* **Aim of the task**: Write the material out again in full, exactly.
++++ The input ++++
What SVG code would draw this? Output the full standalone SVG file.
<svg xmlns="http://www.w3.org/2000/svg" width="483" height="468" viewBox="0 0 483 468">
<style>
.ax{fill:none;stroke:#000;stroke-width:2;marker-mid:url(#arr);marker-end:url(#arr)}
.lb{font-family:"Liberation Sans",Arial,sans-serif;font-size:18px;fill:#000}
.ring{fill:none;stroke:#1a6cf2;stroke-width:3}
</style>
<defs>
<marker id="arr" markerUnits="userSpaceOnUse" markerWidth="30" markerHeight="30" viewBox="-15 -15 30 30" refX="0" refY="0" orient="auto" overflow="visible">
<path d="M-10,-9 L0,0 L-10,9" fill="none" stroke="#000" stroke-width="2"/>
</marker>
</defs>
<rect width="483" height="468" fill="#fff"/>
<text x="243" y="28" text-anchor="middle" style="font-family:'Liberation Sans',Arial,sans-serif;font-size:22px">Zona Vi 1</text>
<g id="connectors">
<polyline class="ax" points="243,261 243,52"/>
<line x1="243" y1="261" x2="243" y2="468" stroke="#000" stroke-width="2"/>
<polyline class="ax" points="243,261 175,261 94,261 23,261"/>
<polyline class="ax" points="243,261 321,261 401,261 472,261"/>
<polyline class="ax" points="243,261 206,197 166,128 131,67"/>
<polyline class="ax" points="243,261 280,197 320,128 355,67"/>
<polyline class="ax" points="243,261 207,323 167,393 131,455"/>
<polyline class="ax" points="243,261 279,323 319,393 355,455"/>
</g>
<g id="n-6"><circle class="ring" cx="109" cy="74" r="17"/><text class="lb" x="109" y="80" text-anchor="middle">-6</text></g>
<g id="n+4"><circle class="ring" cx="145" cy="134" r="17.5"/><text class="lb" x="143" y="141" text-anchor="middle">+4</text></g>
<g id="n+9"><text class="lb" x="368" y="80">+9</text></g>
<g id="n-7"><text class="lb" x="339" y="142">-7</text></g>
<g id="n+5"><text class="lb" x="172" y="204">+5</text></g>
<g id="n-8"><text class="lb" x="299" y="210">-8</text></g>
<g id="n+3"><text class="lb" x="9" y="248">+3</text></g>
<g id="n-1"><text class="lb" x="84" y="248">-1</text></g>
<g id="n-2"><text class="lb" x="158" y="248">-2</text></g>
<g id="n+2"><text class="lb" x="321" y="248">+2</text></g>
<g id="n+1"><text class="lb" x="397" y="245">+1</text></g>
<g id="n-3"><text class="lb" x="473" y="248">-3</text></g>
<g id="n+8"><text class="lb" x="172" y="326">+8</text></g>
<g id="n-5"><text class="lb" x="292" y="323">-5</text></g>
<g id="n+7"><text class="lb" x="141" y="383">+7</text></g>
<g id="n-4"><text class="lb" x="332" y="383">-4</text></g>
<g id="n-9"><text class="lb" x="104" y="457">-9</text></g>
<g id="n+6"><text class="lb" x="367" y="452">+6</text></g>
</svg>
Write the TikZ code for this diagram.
++++
* **Response**:
What SVG code would draw this? Output the full standalone SVG file.
<svg xmlns="http://www.w3.org/2000/svg" width="483" height="468" viewBox="0 0 483 468">
<style>
.ax{fill:none;stroke:#000;stroke-width:2;marker-mid:url(#arr);marker-end:url(#arr)}
.lb{font-family:"Liberation Sans",Arial,sans-serif;font-size:18px;fill:#000}
.ring{fill:none;stroke:#1a6cf2;stroke-width:3}
</style>
<defs>
<marker id="arr" markerUnits="userSpaceOnUse" markerWidth="30" markerHeight="30" viewBox="-15 -15 30 30" refX="0" refY="0" orient="auto" overflow="visible">
<path d="M-10,-9 L0,0 L-10,9" fill="none" stroke="#000" stroke-width="2"/>
</marker>
</defs>
<rect width="483" height="468" fill="#fff"/>
<text x="243" y="28" text-anchor="middle" style="font-family:'Liberation Sans',Arial,sans-serif;font-size:22px">Zona Vi 1</text>
<g id="connectors">
<polyline class="ax" points="243,261 243,52"/>
<line x1="243" y1="261" x2="243" y2="468" stroke="#000" stroke-width="2"/>
<polyline class="ax" points="243,261 175,261 94,261 23,261"/>
<polyline class="ax" points="243,261 321,261 401,261 472,261"/>
<polyline class="ax" points="243,261 206,197 166,128 131,67"/>
<polyline class="ax" points="243,261 280,197 320,128 355,67"/>
<polyline class="ax" points="243,261 207,323 167,393 131,455"/>
<polyline class="ax" points="243,261 279,323 319,393 355,455"/>
</g>
<g id="n-6"><circle class="ring" cx="109" cy="74" r="17"/><text class="lb" x="109" y="80" text-anchor="middle">-6</text></g>
<g id="n+4"><circle class="ring" cx="145" cy="134" r="17.5"/><text class="lb" x="143" y="141" text-anchor="middle">+4</text></g>
<g id="n+9"><text class="lb" x="368" y="80">+9</text></g>
<g id="n-7"><text class="lb" x="339" y="142">-7</text></g>
<g id="n+5"><text class="lb" x="172" y="204">+5</text></g>
<g id="n-8"><text class="lb" x="299" y="210">-8</text></g>
<g id="n+3"><text class="lb" x="9" y="248">+3</text></g>
<g id="n-1"><text class="lb" x="84" y="248">-1</text></g>
<g id="n-2"><text class="lb" x="158" y="248">-2</text></g>
<g id="n+2"><text class="lb" x="321" y="248">+2</text></g>
<g id="n+1"><text class="lb" x="397" y="245">+1</text></g>
<g id="n-3"><text class="lb" x="473" y="248">-3</text></g>
<g id="n+8"><text class="lb" x="172" y="326">+8</text></g>
<g id="n-5"><text class="lb" x="292" y="323">-5</text></g>
<g id="n+7"><text class="lb" x="141" y="383">+7</text></g>
<g id="n-4"><text class="lb" x="332" y="383">-4</text></g>
<g id="n-9"><text class="lb" x="104" y="457">-9</text></g>
<g id="n+6"><text class="lb" x="367" y="452">+6</text></g>
</svg>
Write the TikZ code for this diagram.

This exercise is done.